* [DATA SEGMENT]
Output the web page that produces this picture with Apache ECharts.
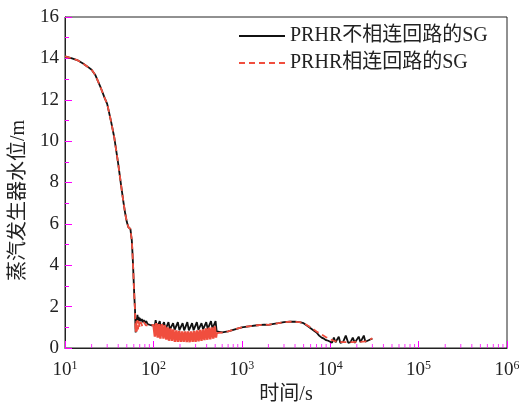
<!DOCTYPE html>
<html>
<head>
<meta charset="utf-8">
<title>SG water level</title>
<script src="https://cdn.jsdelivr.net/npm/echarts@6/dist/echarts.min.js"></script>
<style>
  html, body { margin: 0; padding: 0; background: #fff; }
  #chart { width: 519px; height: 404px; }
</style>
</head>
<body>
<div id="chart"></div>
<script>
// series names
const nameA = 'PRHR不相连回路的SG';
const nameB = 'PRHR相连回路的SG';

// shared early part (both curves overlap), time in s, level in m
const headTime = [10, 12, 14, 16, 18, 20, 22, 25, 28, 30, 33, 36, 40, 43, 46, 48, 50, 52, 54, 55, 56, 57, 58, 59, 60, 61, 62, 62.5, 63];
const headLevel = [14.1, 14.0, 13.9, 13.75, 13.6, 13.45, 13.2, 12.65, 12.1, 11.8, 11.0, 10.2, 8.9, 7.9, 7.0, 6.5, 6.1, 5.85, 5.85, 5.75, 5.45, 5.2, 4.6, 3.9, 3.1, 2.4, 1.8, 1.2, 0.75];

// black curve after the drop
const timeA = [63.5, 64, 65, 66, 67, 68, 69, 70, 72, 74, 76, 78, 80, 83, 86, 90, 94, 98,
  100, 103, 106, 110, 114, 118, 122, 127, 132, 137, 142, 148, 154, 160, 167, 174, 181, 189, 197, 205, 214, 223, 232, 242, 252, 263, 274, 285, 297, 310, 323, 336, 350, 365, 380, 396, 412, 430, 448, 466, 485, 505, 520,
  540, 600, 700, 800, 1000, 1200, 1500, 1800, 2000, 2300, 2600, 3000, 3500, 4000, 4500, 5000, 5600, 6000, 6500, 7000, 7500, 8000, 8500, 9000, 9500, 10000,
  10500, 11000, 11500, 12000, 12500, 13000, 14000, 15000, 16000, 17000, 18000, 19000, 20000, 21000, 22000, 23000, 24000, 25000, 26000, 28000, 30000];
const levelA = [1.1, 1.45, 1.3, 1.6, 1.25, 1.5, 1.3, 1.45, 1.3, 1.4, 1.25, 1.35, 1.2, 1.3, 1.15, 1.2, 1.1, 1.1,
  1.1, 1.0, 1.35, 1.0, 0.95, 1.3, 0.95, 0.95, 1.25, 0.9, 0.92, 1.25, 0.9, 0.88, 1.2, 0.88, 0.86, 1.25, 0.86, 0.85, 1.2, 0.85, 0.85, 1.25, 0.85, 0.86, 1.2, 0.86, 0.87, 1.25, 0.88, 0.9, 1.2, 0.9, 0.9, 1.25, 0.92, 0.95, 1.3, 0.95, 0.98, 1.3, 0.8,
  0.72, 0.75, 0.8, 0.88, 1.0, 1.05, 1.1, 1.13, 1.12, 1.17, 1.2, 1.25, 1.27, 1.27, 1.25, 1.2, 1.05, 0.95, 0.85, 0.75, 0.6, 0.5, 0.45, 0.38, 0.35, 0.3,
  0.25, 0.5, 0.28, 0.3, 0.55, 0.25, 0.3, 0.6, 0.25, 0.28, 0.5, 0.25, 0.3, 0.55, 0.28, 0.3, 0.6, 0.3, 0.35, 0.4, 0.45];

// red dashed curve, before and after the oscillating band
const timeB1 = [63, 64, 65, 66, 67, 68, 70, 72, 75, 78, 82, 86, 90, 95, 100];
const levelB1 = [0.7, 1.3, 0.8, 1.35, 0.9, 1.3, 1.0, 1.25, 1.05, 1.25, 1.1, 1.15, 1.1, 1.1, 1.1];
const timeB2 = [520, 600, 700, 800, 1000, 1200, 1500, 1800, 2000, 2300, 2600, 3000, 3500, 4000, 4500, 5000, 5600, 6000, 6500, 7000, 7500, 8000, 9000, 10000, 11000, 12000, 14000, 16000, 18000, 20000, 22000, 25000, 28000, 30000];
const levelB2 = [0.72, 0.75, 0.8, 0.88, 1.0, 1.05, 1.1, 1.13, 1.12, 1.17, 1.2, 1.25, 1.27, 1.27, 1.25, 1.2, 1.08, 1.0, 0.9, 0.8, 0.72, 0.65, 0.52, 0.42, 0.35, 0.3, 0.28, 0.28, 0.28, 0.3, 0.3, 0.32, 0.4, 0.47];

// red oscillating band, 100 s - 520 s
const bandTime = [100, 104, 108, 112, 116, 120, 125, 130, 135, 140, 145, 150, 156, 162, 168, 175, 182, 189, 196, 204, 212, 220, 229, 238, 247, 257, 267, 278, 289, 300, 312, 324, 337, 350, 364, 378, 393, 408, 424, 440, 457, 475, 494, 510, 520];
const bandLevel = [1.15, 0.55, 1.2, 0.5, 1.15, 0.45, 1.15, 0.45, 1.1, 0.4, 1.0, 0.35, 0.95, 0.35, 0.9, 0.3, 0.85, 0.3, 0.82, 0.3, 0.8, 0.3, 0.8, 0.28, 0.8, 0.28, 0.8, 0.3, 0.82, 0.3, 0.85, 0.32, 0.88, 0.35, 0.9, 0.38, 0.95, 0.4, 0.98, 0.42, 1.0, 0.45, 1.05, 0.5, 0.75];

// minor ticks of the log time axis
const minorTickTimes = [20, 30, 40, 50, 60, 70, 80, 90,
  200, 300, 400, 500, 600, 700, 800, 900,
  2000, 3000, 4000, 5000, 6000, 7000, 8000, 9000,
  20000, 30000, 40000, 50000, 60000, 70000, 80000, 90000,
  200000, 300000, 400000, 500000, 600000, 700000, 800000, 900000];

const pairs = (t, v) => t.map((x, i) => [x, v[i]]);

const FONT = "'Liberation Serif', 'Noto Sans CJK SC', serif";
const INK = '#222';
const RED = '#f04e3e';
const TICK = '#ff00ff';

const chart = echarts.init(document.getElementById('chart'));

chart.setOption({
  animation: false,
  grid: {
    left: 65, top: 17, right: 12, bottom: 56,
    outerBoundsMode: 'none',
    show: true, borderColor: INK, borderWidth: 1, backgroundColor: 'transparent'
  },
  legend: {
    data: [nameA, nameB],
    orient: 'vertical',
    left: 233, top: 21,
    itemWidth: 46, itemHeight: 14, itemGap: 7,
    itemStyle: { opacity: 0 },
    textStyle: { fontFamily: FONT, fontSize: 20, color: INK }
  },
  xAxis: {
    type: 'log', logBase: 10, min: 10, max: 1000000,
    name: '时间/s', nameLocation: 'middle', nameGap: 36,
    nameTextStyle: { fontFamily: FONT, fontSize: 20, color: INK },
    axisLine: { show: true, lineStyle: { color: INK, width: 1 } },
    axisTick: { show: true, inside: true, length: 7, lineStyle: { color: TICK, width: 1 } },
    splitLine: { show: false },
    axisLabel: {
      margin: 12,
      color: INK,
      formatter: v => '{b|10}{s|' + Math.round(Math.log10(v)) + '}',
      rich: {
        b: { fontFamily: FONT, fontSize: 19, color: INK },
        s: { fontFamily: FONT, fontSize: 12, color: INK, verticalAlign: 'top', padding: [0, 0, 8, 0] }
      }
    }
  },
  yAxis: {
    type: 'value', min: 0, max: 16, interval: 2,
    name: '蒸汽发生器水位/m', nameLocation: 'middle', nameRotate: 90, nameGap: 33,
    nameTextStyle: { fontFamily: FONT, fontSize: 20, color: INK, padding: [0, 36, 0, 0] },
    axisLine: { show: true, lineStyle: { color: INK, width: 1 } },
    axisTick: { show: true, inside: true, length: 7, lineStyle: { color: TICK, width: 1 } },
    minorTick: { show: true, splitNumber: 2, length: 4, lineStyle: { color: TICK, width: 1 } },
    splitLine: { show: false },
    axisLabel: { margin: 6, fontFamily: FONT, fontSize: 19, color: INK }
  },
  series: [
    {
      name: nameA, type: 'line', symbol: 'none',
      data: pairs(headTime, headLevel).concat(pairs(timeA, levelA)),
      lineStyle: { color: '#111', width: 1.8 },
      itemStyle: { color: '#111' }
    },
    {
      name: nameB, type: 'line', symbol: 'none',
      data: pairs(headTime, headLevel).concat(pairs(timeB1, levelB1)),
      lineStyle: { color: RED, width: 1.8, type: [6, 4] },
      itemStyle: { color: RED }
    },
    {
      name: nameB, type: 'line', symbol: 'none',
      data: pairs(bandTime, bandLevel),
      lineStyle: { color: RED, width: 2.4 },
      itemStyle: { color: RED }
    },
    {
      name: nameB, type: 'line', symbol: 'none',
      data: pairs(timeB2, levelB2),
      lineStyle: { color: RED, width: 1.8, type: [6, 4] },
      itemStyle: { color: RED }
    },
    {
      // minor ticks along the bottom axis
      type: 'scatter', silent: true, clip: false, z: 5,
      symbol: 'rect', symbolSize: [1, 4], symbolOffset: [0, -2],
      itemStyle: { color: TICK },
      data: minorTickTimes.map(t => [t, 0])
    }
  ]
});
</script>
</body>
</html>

* [PROBLEM TO SOLVE] Your task is to restate word for word the lines from the top of the data to the line containing "1.8, 1.2, 0.75];", both ends included, with every picture left out.

* [THE RESPONSE]
Output the web page that produces this picture with Apache ECharts.
<!DOCTYPE html>
<html>
<head>
<meta charset="utf-8">
<title>SG water level</title>
<script src="https://cdn.jsdelivr.net/npm/echarts@6/dist/echarts.min.js"></script>
<style>
  html, body { margin: 0; padding: 0; background: #fff; }
  #chart { width: 519px; height: 404px; }
</style>
</head>
<body>
<div id="chart"></div>
<script>
// series names
const nameA = 'PRHR不相连回路的SG';
const nameB = 'PRHR相连回路的SG';

// shared early part (both curves overlap), time in s, level in m
const headTime = [10, 12, 14, 16, 18, 20, 22, 25, 28, 30, 33, 36, 40, 43, 46, 48, 50, 52, 54, 55, 56, 57, 58, 59, 60, 61, 62, 62.5, 63];
const headLevel = [14.1, 14.0, 13.9, 13.75, 13.6, 13.45, 13.2, 12.65, 12.1, 11.8, 11.0, 10.2, 8.9, 7.9, 7.0, 6.5, 6.1, 5.85, 5.85, 5.75, 5.45, 5.2, 4.6, 3.9, 3.1, 2.4, 1.8, 1.2, 0.75];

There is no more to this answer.